Before we begin, ensure you have the following:

  • Visual Studio installed on your machine.
  • Basic understanding of C# programming.
  • GroupDocs.Parser for .NET library installed. You can download it from here.
  • Sample document files to test the text extraction.

Import Namespaces

First, include the necessary namespaces in your C# code file to access the GroupDocs.Parser functionalities:

using System;
using System.Collections.Generic;
using System.Text;
using GroupDocs.Parser.Data;
using GroupDocs.Parser.Options;

Step 1: Instantiate the Parser Class

To start extracting text from a document, create an instance of the Parser class by providing the path to your sample document file:

// Create an instance of Parser class
using (Parser parser = new Parser("YourSampleFile.docx"))
{
    // Continue with text extraction...
}

Replace "YourSampleFile.docx" with the path to your actual document file.

Step 2: Check Text Areas Extraction Support

Before proceeding with text extraction, check if the document supports text areas extraction using the Features property of the Parser class:

// Check if the document supports text areas extraction
if (!parser.Features.TextAreas)
{
    Console.WriteLine("Document doesn't support text areas extraction.");
    return;
}

This step ensures that the document can be processed for extracting text areas.
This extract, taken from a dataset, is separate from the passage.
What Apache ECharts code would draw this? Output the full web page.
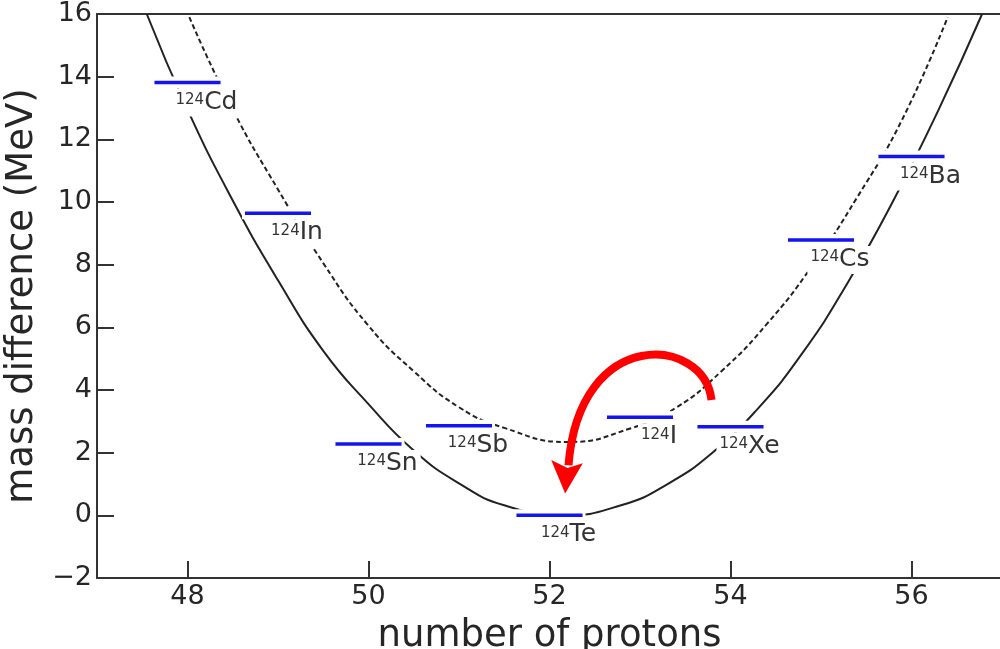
<!DOCTYPE html>
<html>
<head>
<meta charset="utf-8">
<script src="https://cdn.jsdelivr.net/npm/echarts@6/dist/echarts.min.js"></script>
<style>
html,body{margin:0;padding:0;background:#fff;}
#chart{width:1000px;height:649px;}
</style>
</head>
<body>
<div id="chart"></div>
<script>
// ---- data ----
const protonNumbers = [48, 49, 50, 51, 52, 53, 54, 55, 56];
const elements = ['Cd', 'In', 'Sn', 'Sb', 'Te', 'I', 'Xe', 'Cs', 'Ba'];
const massNumber = '124';
const massDiff = [13.81, 9.64, 2.28, 2.86, 0.0, 3.13, 2.83, 8.79, 11.45];

// even-even (solid) parabola
const evenCurve = [
  [47.55, 16.0], [48.0, 12.95], [48.5, 10.05], [49.0, 7.5], [49.5, 5.25],
  [50.0, 3.55], [50.5, 2.07], [51.0, 1.02], [51.5, 0.32], [52.16, 0.0],
  [52.8, 0.33], [53.3, 0.99], [53.8, 2.0], [54.3, 3.4], [54.8, 5.2],
  [55.3, 7.45], [55.8, 10.05], [56.3, 12.95], [56.78, 16.0]
];
// odd-odd (dashed) parabola
const oddCurve = [
  [48.02, 15.9], [48.5, 12.95], [49.0, 10.4], [49.5, 8.05], [50.0, 6.05],
  [50.5, 4.6], [51.0, 3.45], [51.5, 2.79], [52.2, 2.34], [52.9, 2.78],
  [53.4, 3.44], [53.9, 4.6], [54.4, 6.1], [54.9, 7.95], [55.4, 10.15],
  [55.9, 12.65], [56.4, 15.9]
];

// red curved arrow (bezier control points and head, in data units)
const arrowPath = [[53.790, 3.68], [53.713, 5.72], [52.331, 6.08], [52.210, 1.60]];
const arrowHead = [[52.019, 1.765], [52.173, 0.70], [52.368, 1.66], [52.199, 1.51]];

const xTicks = [48, 50, 52, 54, 56];

// ---- chart ----
const FONT = 'DejaVu Sans';
const AXIS = '#333333';
const TXT = '#262626';

const measureCtx = document.createElement('canvas').getContext('2d');
function textWidth(str, size) {
  measureCtx.font = size + 'px "' + FONT + '"';
  return measureCtx.measureText(str).width;
}

const isoData = protonNumbers.map((z, i) => [z, massDiff[i], i]);

const chart = echarts.init(document.getElementById('chart'), null, {renderer: 'canvas'});

chart.setOption({
  animation: false,
  backgroundColor: '#ffffff',
  grid: {left: 97, top: 14, width: 905, height: 564, outerBoundsMode: 'none', containLabel: false},
  xAxis: [{
    type: 'value', min: 47, max: 57,
    name: 'number of protons', nameLocation: 'middle', nameGap: 40,
    nameTextStyle: {fontSize: 37, fontFamily: FONT, color: TXT},
    axisLine: {show: true, onZero: false, lineStyle: {color: AXIS, width: 2}},
    axisTick: {show: true, inside: true, length: 17, customValues: xTicks, lineStyle: {color: AXIS, width: 2}},
    axisLabel: {customValues: xTicks, fontSize: 27, fontFamily: FONT, color: TXT, margin: 5},
    splitLine: {show: false}
  }, {
    type: 'value', min: 47, max: 57, position: 'top',
    axisLine: {show: true, onZero: false, lineStyle: {color: AXIS, width: 2}},
    axisTick: {show: false}, axisLabel: {show: false}, splitLine: {show: false}
  }],
  yAxis: {
    type: 'value', min: -2, max: 16, interval: 2,
    name: 'mass difference (MeV)', nameLocation: 'middle', nameGap: 52,
    nameTextStyle: {fontSize: 37, fontFamily: FONT, color: TXT},
    axisLine: {show: true, onZero: false, lineStyle: {color: AXIS, width: 2}},
    axisTick: {show: true, inside: true, length: 17, lineStyle: {color: AXIS, width: 2}},
    axisLabel: {fontSize: 27, fontFamily: FONT, color: TXT, margin: 5,
      formatter: v => String(v).replace('-', '\u2212')},
    splitLine: {show: false}
  },
  series: [{
    type: 'line', data: evenCurve, smooth: 0.5, symbol: 'none', z: 2,
    lineStyle: {color: '#222222', width: 2}
  }, {
    type: 'line', data: oddCurve, smooth: 0.5, symbol: 'none', z: 2,
    lineStyle: {color: '#222222', width: 2, type: [5, 3]}
  }, {
    type: 'custom', z: 5, data: isoData,
    renderItem: function (params, api) {
      const z = api.value(0), e = api.value(1), idx = api.value(2);
      const c = api.coord([z, e]);
      const l = api.coord([z - 0.365, e]);
      const r = api.coord([z + 0.365, e]);
      const el = elements[idx];
      const wSup = textWidth(massNumber, 15);
      const w = wSup + textWidth(el, 25);
      const lx = c[0] + 19 - w / 2;
      return {
        type: 'group',
        children: [{
          type: 'rect',
          shape: {x: l[0] - 3, y: c[1] - 6, width: r[0] - l[0] + 6, height: 12},
          style: {fill: '#ffffff'}
        }, {
          type: 'rect',
          shape: {x: lx - 3, y: c[1] + 6, width: w + 6, height: 28},
          style: {fill: '#ffffff'}
        }, {
          type: 'line',
          shape: {x1: l[0], y1: c[1], x2: r[0], y2: c[1]},
          style: {stroke: '#1414ee', lineWidth: 3.5}
        }, {
          type: 'text',
          style: {
            x: lx, y: c[1] + 10, text: massNumber,
            font: '15px "' + FONT + '"', fill: '#333333',
            align: 'left', verticalAlign: 'top'
          }
        }, {
          type: 'text',
          style: {
            x: lx + wSup, y: c[1] + 7, text: el,
            font: '25px "' + FONT + '"', fill: '#333333',
            align: 'left', verticalAlign: 'top'
          }
        }]
      };
    }
  }, {
    type: 'custom', z: 8, data: [[arrowPath[0][0], arrowPath[0][1]]],
    renderItem: function (params, api) {
      const p = arrowPath.map(q => api.coord(q));
      const h = arrowHead.map(q => api.coord(q));
      return {
        type: 'group',
        children: [{
          type: 'bezierCurve',
          shape: {x1: p[0][0], y1: p[0][1], cpx1: p[1][0], cpy1: p[1][1],
                  cpx2: p[2][0], cpy2: p[2][1], x2: p[3][0], y2: p[3][1]},
          style: {stroke: '#ff0000', lineWidth: 8, fill: null, lineCap: 'butt'}
        }, {
          type: 'polygon',
          shape: {points: h},
          style: {fill: '#ff0000'}
        }]
      };
    }
  }]
});
</script>
</body>
</html>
Step 3: Get Document Information

Retrieve basic information about the document using the GetDocumentInfo() method:

// Get the document info
IDocumentInfo documentInfo = parser.GetDocumentInfo();

This information includes the page count and other metadata about the document.

Step 4: Iterate Over Document Pages

Iterate through each page of the document to extract text from specific areas:

// Check if the document has pages
if (documentInfo.PageCount == 0)
{
    Console.WriteLine("Document doesn't have any pages.");
    return;
}
// Iterate over pages
for (int pageIndex = 0; pageIndex < documentInfo.PageCount; pageIndex++)
{
    // Print current page number
    Console.WriteLine($"Page {pageIndex + 1}/{documentInfo.PageCount}");
    // Continue with text extraction from areas...
}

This loop processes each page of the document sequentially.
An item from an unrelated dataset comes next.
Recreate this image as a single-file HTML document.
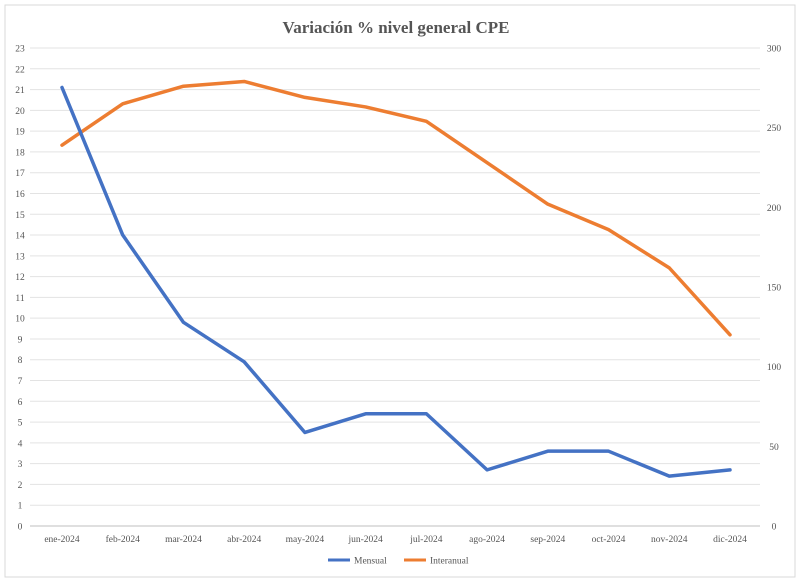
<!DOCTYPE html>
<html><head><meta charset="utf-8"><style>
html,body{margin:0;padding:0;background:#fff;}
svg{display:block;font-family:"Liberation Serif",serif;}
</style></head><body>
<svg id="chart" width="800" height="585" viewBox="0 0 800 585" xmlns="http://www.w3.org/2000/svg">
<rect x="5" y="5" width="790" height="572" fill="#fff" stroke="#d9d9d9"/>
<text x="396" y="33" text-anchor="middle" font-size="17" font-weight="bold" fill="#555">Variación % nivel general CPE</text>
<g id="grid"></g><g id="axes"></g><g id="series"></g>
<g>
<line x1="328" y1="560" x2="350" y2="560" stroke="#4472c4" stroke-width="3"/>
<text x="354" y="563.5" font-size="9.5" fill="#555">Mensual</text>
<line x1="404" y1="560" x2="426" y2="560" stroke="#ed7d31" stroke-width="3"/>
<text x="430" y="563.5" font-size="9.5" fill="#555">Interanual</text>
</g>
</svg>
<script>
const categories=["ene-2024","feb-2024","mar-2024","abr-2024","may-2024","jun-2024","jul-2024","ago-2024","sep-2024","oct-2024","nov-2024","dic-2024"];
const mensual=[21.1,14.0,9.8,7.9,4.5,5.4,5.4,2.7,3.6,3.6,2.4,2.7];
const interanual=[239,265,276,279,269,263,254,228,202,186,162,120];
const leftTicks=[0,1,2,3,4,5,6,7,8,9,10,11,12,13,14,15,16,17,18,19,20,21,22,23];
const rightTicks=[0,50,100,150,200,250,300];
const NS="http://www.w3.org/2000/svg";
const y0=526,y1=48,x0=62,x1=730;
const yL=v=>y0-(v/23)*(y0-y1);
const yR=v=>y0-(v/300)*(y0-y1);
const xS=i=>x0+i*(x1-x0)/(categories.length-1);
function mk(t,a,p){const e=document.createElementNS(NS,t);for(const k in a)e.setAttribute(k,a[k]);p.appendChild(e);return e;}
const grid=document.getElementById('grid'),axes=document.getElementById('axes'),ser=document.getElementById('series');
leftTicks.forEach(v=>{
 const l=mk('line',{x1:30,x2:760,y1:yL(v),y2:yL(v),stroke:v===0?'#bfbfbf':'#e3e3e3','stroke-width':1},grid);
 
 
 const t=mk('text',{x:20,y:yL(v)+3.5,'text-anchor':'middle','font-size':9.5,fill:'#555'},axes);
 t.textContent=v;
 
 
});
rightTicks.forEach(v=>{
 const t=mk('text',{x:774,y:yR(v)+3.5,'text-anchor':'middle','font-size':9.5,fill:'#555'},axes);
 t.textContent=v;
 
 
});
categories.forEach((c,i)=>{
 const t=mk('text',{x:xS(i),y:542,'text-anchor':'middle','font-size':9.5,fill:'#555'},axes);
 t.textContent=c;
 
 
});
const p1=mk('polyline',{points:interanual.map((v,i)=>xS(i)+','+yR(v)).join(' '),fill:'none',stroke:'#ed7d31','stroke-width':3.5,'stroke-linejoin':'round','stroke-linecap':'round'},ser);


const p2=mk('polyline',{points:mensual.map((v,i)=>xS(i)+','+yL(v)).join(' '),fill:'none',stroke:'#4472c4','stroke-width':3.5,'stroke-linejoin':'round','stroke-linecap':'round'},ser);


</script>
</body></html>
Step 5: Extract Text from Specific Areas

Within the page iteration loop, retrieve text from specific areas of interest using GetTextAreas() method:

// Iterate over page text areas
foreach (PageTextArea area in parser.GetTextAreas(pageIndex))
{
    // Print rectangle coordinates and text area value
    Console.WriteLine($"Rectangle: {area.Rectangle}, Text: {area.Text}");
}

This step extracts text from each defined area (such as bounding rectangles) on the page and displays the extracted text.

Conclusion

In this tutorial, we’ve learned how to extract text from specific areas on a page using GroupDocs.Parser for .NET. Leveraging the capabilities of this library, developers can accurately retrieve text from targeted regions within documents for various applications.

FAQ’s

Can I extract text from scanned images using GroupDocs.Parser for .NET?

Yes, GroupDocs.Parser supports text extraction from scanned images through OCR (Optical Character Recognition) capabilities.

Is GroupDocs.Parser compatible with various document formats?

Yes, GroupDocs.Parser supports a wide range of document formats including PDF, Microsoft Office documents, and more.

How can I handle complex document structures with nested elements?

GroupDocs.Parser provides features to navigate through complex document structures and extract text selectively based on defined criteria.

Does GroupDocs.Parser preserve formatting during text extraction?

GroupDocs.Parser focuses on extracting raw text content; however, you can integrate additional formatting logic as needed within your application.

Can GroupDocs.Parser be used for batch processing of documents?

Yes, GroupDocs.Parser can be integrated into batch processing workflows to handle multiple documents efficiently.